The train has already left the station on the issue of dumbing down and subbing. As Ruhlman notes, many of the top professionals rejected veal stock long ago: "But, of course, Vongerichten and Rodgers can work wonders with plain water. It’s the non-pro who stands to gain the most from veal stock, the home cook." So the assumption that home cooks can't cook like professional cooks is already out there. The question is, does it make sense to draw this arbitrary line at veal stock? On the one hand, the professionals Ruhlman admires most aren't actually using the recipe he recommends. On the other hand, he's saying the home cook must, must, must use it. Well, I think the home cook who's having trouble getting veal, or who has to pay $30 to get enough of it to make a pot of stock, should maybe take a step back and evaluate the intended purpose of a stock. Planning to make a sauce for beef with it? Well, certainly beef stock is fine for that. Mushrooms? Beef is going to work really well for that too. Chicken? Maybe a poultry stock would be preferable, then again I bet beef stock would work pretty well. Worth trying, especially if you make your beef stock mostly from bones such that it approaches the "neutrality" of veal stock. A sauce for fish? Well, I don't particularly enjoy most veal-stock-based fish sauces anyway.

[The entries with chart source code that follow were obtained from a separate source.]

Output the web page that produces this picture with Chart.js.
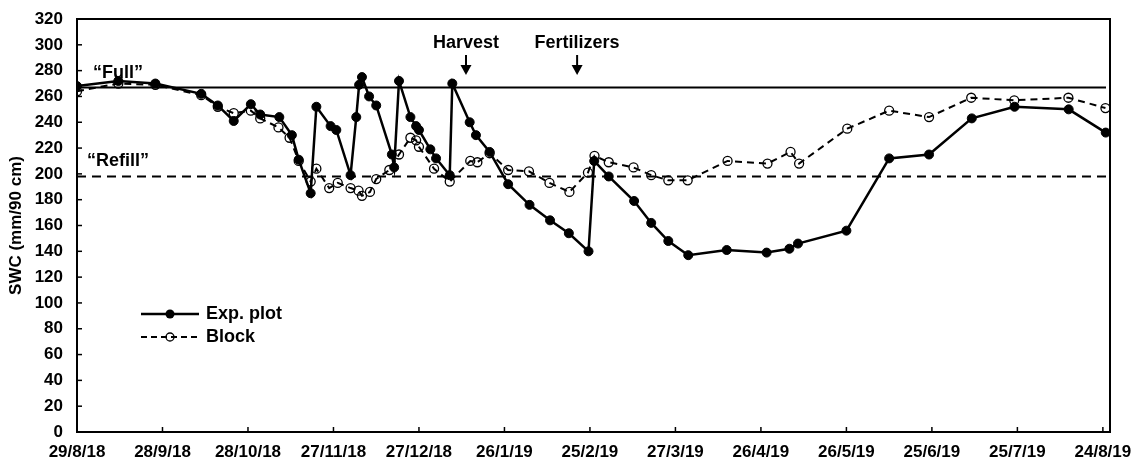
<!DOCTYPE html>
<html>
<head>
<meta charset="utf-8">
<script src="https://cdn.jsdelivr.net/npm/chart.js@4.4.1/dist/chart.umd.min.js"></script>
<style>
  html, body { margin: 0; padding: 0; background: #fff; }
  #wrap { width: 1134px; height: 461px; position: relative; }
</style>
</head>
<body>
<div id="wrap"><canvas id="c" width="1134" height="461"></canvas></div>
<script>
// ---- data (x = days since 29/8/18) ----
const tickDays = [0, 30, 60, 90, 120, 150, 180, 210, 240, 270, 300, 330, 360];
const tickLabels = ['29/8/18', '28/9/18', '28/10/18', '27/11/18', '27/12/18', '26/1/19', '25/2/19',
                    '27/3/19', '26/4/19', '26/5/19', '25/6/19', '25/7/19', '24/8/19'];
const yTicks = [0, 20, 40, 60, 80, 100, 120, 140, 160, 180, 200, 220, 240, 260, 280, 300, 320];

const expDays = [0, 14.5, 27.5, 43.6, 49.4, 55, 61, 64.3, 71, 75.4, 77.8, 82, 84, 89, 91, 96,
                 98, 99, 100, 102.5, 105, 110.5, 111.3, 113, 117, 119, 120, 124, 126, 130.8, 131.7,
                 137.8, 140, 144.8, 151.3, 158.8, 166, 172.6, 179.5, 181.5, 186.6, 195.5, 201.5,
                 207.5, 214.5, 228, 242, 250, 253, 270, 285, 299, 314, 329, 348, 361];
const expSWC  = [268, 272, 270, 262, 253, 241, 254, 246, 244, 230, 211, 185, 252, 237, 234, 199,
                 244, 269, 275, 260, 253, 215, 205, 272, 244, 237, 234, 219, 212, 199, 270,
                 240, 230, 217, 192, 176, 164, 154, 140, 210, 198, 179, 162,
                 148, 137, 141, 139, 142, 146, 156, 212, 215, 243, 252, 250, 232];

const blockDays = [0, 14.5, 27.5, 43.6, 49.4, 55, 61, 64.3, 70.7, 74.6, 77.8, 82, 84, 88.5, 91.5,
                   96, 98.8, 100, 102.8, 105, 109.6, 113, 117, 119, 120, 125.3, 130.8, 138, 140.5,
                   144.8, 151.3, 158.6, 165.8, 172.8, 179.3, 181.6, 186.6, 195.3, 201.5, 207.5,
                   214.3, 228.3, 242.3, 250.4, 253.4, 270.3, 285, 299, 313.8, 328.9, 347.9, 360.9];
const blockSWC  = [264, 270, 269, 261, 252, 247, 249, 243, 236, 228, 210, 194, 204, 189, 193,
                   189, 187, 183, 186, 196, 203, 215, 228, 226, 221, 204, 194, 210, 209,
                   216, 203, 202, 193, 186, 201, 214, 209, 205, 199, 195,
                   195, 210, 208, 217, 208, 235, 249, 244, 259, 257, 259, 251];

const fullLevel = 267;
const refillLevel = 198;
const harvestDay = 136.5;
const fertDay = 175.5;

const FONT = 'Arial, "Liberation Sans", sans-serif';

function pts(xs, ys) { return xs.map((x, i) => ({ x: x, y: ys[i] })); }

const overlay = {
  id: 'overlay',
  afterDatasetsDraw(chart) {
    const ctx = chart.ctx;
    const a = chart.chartArea;
    const xs = chart.scales.x, ys = chart.scales.y;
    ctx.save();
    // reference lines
    ctx.strokeStyle = '#000';
    ctx.lineWidth = 2;
    let yf = ys.getPixelForValue(fullLevel);
    ctx.beginPath(); ctx.moveTo(a.left, yf); ctx.lineTo(a.right - 4, yf); ctx.stroke();
    let yr = ys.getPixelForValue(refillLevel);
    ctx.setLineDash([9, 6]);
    ctx.beginPath(); ctx.moveTo(a.left, yr); ctx.lineTo(a.right - 4, yr); ctx.stroke();
    ctx.setLineDash([]);
    // text labels
    ctx.fillStyle = '#000';
    ctx.font = 'bold 18px ' + FONT;
    ctx.textBaseline = 'bottom';
    ctx.textAlign = 'left';
    ctx.fillText('\u201cFull\u201d', a.left + 16, yf - 5);
    ctx.fillText('\u201cRefill\u201d', a.left + 10, yr - 6);
    // annotations with arrows
    function annot(day, text) {
      const x = xs.getPixelForValue(day);
      ctx.textAlign = 'center';
      ctx.textBaseline = 'middle';
      ctx.fillText(text, x, 43);
      ctx.lineWidth = 2;
      ctx.beginPath(); ctx.moveTo(x, 55); ctx.lineTo(x, 68); ctx.stroke();
      ctx.beginPath(); ctx.moveTo(x - 5.5, 65); ctx.lineTo(x + 5.5, 65); ctx.lineTo(x, 75); ctx.closePath(); ctx.fill();
    }
    annot(harvestDay, 'Harvest');
    annot(fertDay, 'Fertilizers');
    // frame
    ctx.lineWidth = 2;
    ctx.strokeRect(a.left, a.top, a.right - a.left, a.bottom - a.top);
    // inward ticks
    ctx.lineWidth = 1.5;
    yTicks.forEach(v => {
      const y = ys.getPixelForValue(v);
      ctx.beginPath(); ctx.moveTo(a.left, y); ctx.lineTo(a.left + 5, y); ctx.stroke();
    });
    tickDays.forEach(v => {
      const x = xs.getPixelForValue(v);
      ctx.beginPath(); ctx.moveTo(x, a.bottom); ctx.lineTo(x, a.bottom - 5); ctx.stroke();
    });
    // legend
    function legendRow(y, dashed, filled, label) {
      ctx.lineWidth = dashed ? 2 : 2.5;
      ctx.setLineDash(dashed ? [6, 4] : []);
      ctx.beginPath(); ctx.moveTo(141, y); ctx.lineTo(199, y); ctx.stroke();
      ctx.setLineDash([]);
      ctx.beginPath(); ctx.arc(170, y, filled ? 4.5 : 4, 0, Math.PI * 2);
      if (filled) ctx.fill(); else { ctx.lineWidth = 1.3; ctx.stroke(); }
      ctx.textAlign = 'left'; ctx.textBaseline = 'middle';
      ctx.fillText(label, 206, y);
    }
    ctx.font = 'bold 18px ' + FONT;
    legendRow(314, false, true, 'Exp. plot');
    legendRow(337, true, false, 'Block');
    // y title
    ctx.save();
    ctx.translate(16, (a.top + a.bottom) / 2);
    ctx.rotate(-Math.PI / 2);
    ctx.textAlign = 'center'; ctx.textBaseline = 'middle';
    ctx.font = 'bold 17px ' + FONT;
    ctx.fillText('SWC (mm/90 cm)', 0, 0);
    ctx.restore();
    ctx.restore();
  }
};

new Chart(document.getElementById('c'), {
  type: 'line',
  data: {
    datasets: [
      {
        label: 'Exp. plot',
        data: pts(expDays, expSWC),
        borderColor: '#000', backgroundColor: '#000',
        borderWidth: 2.5,
        pointRadius: 4.5, pointBackgroundColor: '#000', pointBorderColor: '#000', pointBorderWidth: 1,
        tension: 0
      },
      {
        label: 'Block',
        data: pts(blockDays, blockSWC),
        borderColor: '#000', backgroundColor: 'rgba(0,0,0,0)',
        borderWidth: 2, borderDash: [7, 5],
        pointRadius: 4.5, pointBackgroundColor: 'rgba(0,0,0,0)', pointBorderColor: '#000', pointBorderWidth: 1.3,
        tension: 0
      }
    ]
  },
  options: {
    responsive: false,
    animation: false,
    devicePixelRatio: 1,
    layout: { padding: { top: 19, right: 24, left: 0, bottom: 0 } },
    plugins: { legend: { display: false }, tooltip: { enabled: false } },
    scales: {
      x: {
        type: 'linear', min: 0, max: 362.5,
        afterBuildTicks: s => { s.ticks = tickDays.map(v => ({ value: v })); },
        afterFit: s => { s.height = 461 - 432; s.paddingLeft = 0; s.paddingRight = 0; },
        grid: { display: false, drawTicks: false },
        border: { display: true, color: '#000', width: 2 },
        ticks: {
          autoSkip: false, maxRotation: 0, padding: 10, color: '#000',
          font: { family: FONT, size: 17, weight: 'bold' },
          callback: (v) => { const i = tickDays.indexOf(v); return i >= 0 ? tickLabels[i] : ''; }
        }
      },
      y: {
        min: 0, max: 320,
        afterBuildTicks: s => { s.ticks = yTicks.map(v => ({ value: v })); },
        afterFit: s => { s.width = 77; s.paddingTop = 0; s.paddingBottom = 0; },
        grid: { display: false, drawTicks: false },
        border: { display: true, color: '#000', width: 2 },
        ticks: {
          padding: 14, color: '#000',
          font: { family: FONT, size: 17, weight: 'bold' }
        }
      }
    }
  },
  plugins: [overlay]
});
</script>
</body>
</html>
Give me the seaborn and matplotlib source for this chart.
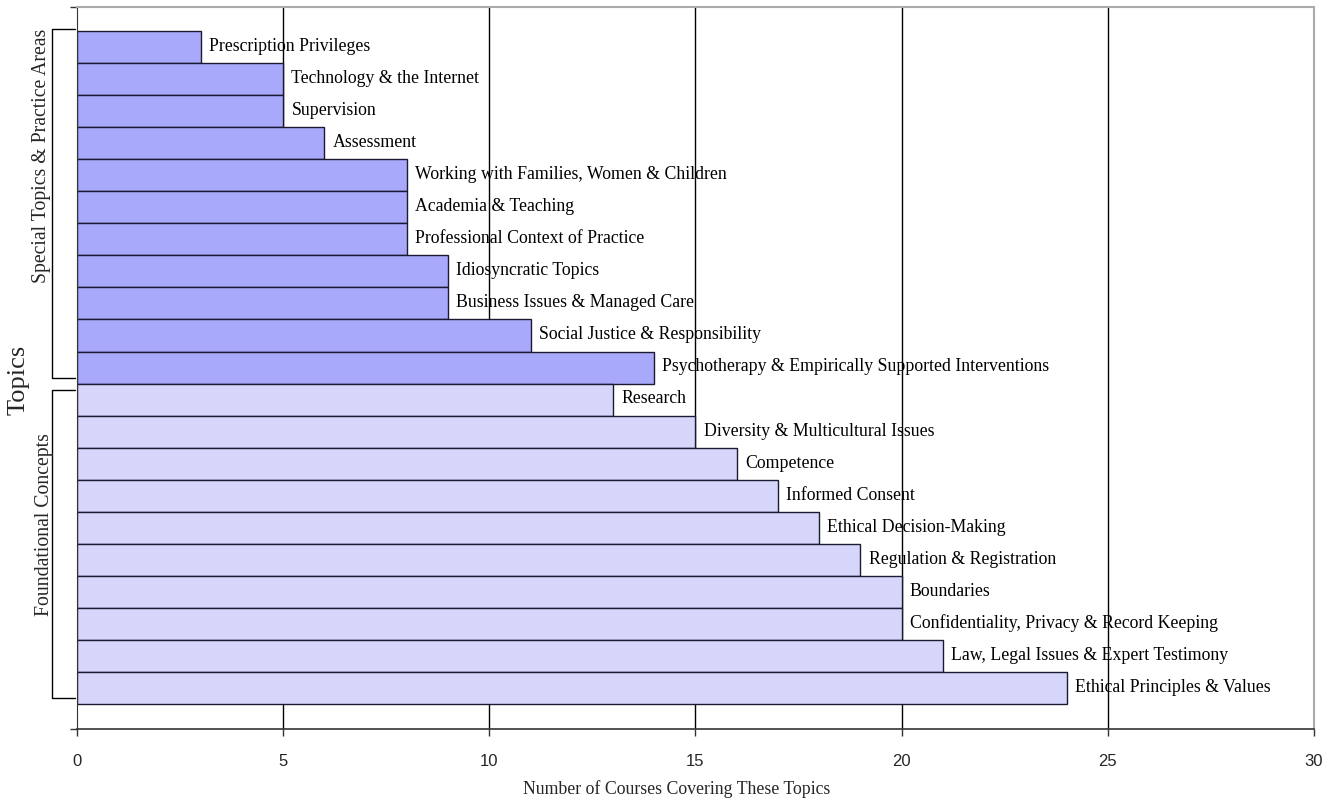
import pandas as pd
import matplotlib.pyplot as plt
import matplotlib.transforms as mtransforms
from matplotlib.lines import Line2D
import seaborn as sns

topics = ["Prescription Privileges", "Technology & the Internet", "Supervision", "Assessment",
          "Working with Families, Women & Children", "Academia & Teaching",
          "Professional Context of Practice", "Idiosyncratic Topics",
          "Business Issues & Managed Care", "Social Justice & Responsibility",
          "Psychotherapy & Empirically Supported Interventions",
          "Research", "Diversity & Multicultural Issues", "Competence", "Informed Consent",
          "Ethical Decision-Making", "Regulation & Registration", "Boundaries",
          "Confidentiality, Privacy & Record Keeping", "Law, Legal Issues & Expert Testimony",
          "Ethical Principles & Values"]
counts = [3, 5, 5, 6, 8, 8, 8, 9, 9, 11, 14,
          13, 15, 16, 17, 18, 19, 20, 20, 21, 24]
groups = ["Special Topics & Practice Areas"] * 11 + ["Foundational Concepts"] * 10
x_ticks = [0, 5, 10, 15, 20, 25, 30]

df = pd.DataFrame({"topic": topics, "count": counts, "group": groups})

sns.set_style("white")
serif = ["Liberation Serif", "DejaVu Serif"]
sans = ["Liberation Sans", "DejaVu Sans"]

fig = plt.figure(figsize=(13.34, 8.03), dpi=100)
ax = fig.add_axes([0.0577, 0.0909, 0.9273, 0.8991])

palette = {"Special Topics & Practice Areas": "#A9A9FC",
           "Foundational Concepts": "#D6D6FB"}
sns.barplot(data=df, y="topic", x="count", hue="group", palette=palette, dodge=False,
            width=1.0, edgecolor="#1a1a33", linewidth=1.0, saturation=1, legend=False, ax=ax)

# labels drawn over the gridlines, as in the original
for i, (t, v) in enumerate(zip(topics, counts)):
    ax.text(v + 0.2, i - 0.05, t, va="center", ha="left", fontsize=12.8, family=serif,
            color="black", zorder=5)

ax.set_xlim(0, 30)
ax.set_ylim(21.28, -1.25)
ax.set_xticks(x_ticks)
ax.set_xticklabels([str(x) for x in x_ticks], fontsize=12, family=sans)
ax.set_yticks([-1.25, 21.28])
ax.set_yticklabels(["", ""])
ax.tick_params(axis="both", direction="out", length=5, width=1, color="#333333", pad=12)
ax.tick_params(axis="x", bottom=True)
ax.tick_params(axis="y", left=True)

for x in x_ticks[1:-1]:
    ax.axvline(x, color="black", lw=1, zorder=0)

for side in ["top", "right"]:
    ax.spines[side].set_color("#aaaaaa")
    ax.spines[side].set_linewidth(1.5)
ax.spines["left"].set_color("#333333")
ax.spines["bottom"].set_color("#333333")
ax.spines["bottom"].set_linewidth(1.2)

ax.set_xlabel("Number of Courses Covering These Topics", fontsize=12.8, family=serif)
ax.xaxis.set_label_coords((677 - 77) / 1237, -0.07)
ax.set_ylabel("")

# group brackets
trans = mtransforms.blended_transform_factory(ax.transAxes, ax.transData)
xl, xr = -0.0202, -0.0016
for y0, y1 in [(-0.56, 10.34), (10.69, 20.31)]:
    ax.add_line(Line2D([xr, xl, xl, xr], [y0, y0, y1, y1], transform=trans,
                       color="black", lw=1, clip_on=False))

fig.text(42 / 1334, 1 - 156 / 803, "Special Topics & Practice Areas", rotation=90,
         ha="center", va="center", fontsize=14.2, family=serif)
fig.text(45 / 1334, 1 - 525 / 803, "Foundational Concepts", rotation=90,
         ha="center", va="center", fontsize=14.2, family=serif)
fig.text(19 / 1334, 1 - 380 / 803, "Topics", rotation=90,
         ha="center", va="center", fontsize=19, family=serif)

fig.savefig("out.png", dpi=100)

Steven A. Shaw aka "Fat Guy"
Co-founder, Society for Culinary Arts & Letters, sshaw@egstaff.org
Proud signatory to the eG Ethics code
Director, New Media Studies, International Culinary Center (take my food-blogging course)

Posted
I'll try the Hill.  Found a wholesale butcher, who does not carry it, and another, who has veal breast at $4.00 a pound.  I'm beginning to learn why so few people make veal stock.

I had trouble finding veal breasts/bones here in Albuquerque, NM and I went to several places. One place was able to get me the veal breast at that price you listed, but it turns out that is the price for it when it is boned. Seems a lot of folks don't want veal breasts with bones anymore. They want it to stuff, if they want it at all.

The other place, where I eventually ordered, was able to get them for much less, and it was much less expensive if I ordered in a larger quantity. And the lower price they quoted was for unboned veal breasts.

My point is, check to see if the price is for veal breast with bones, or without them.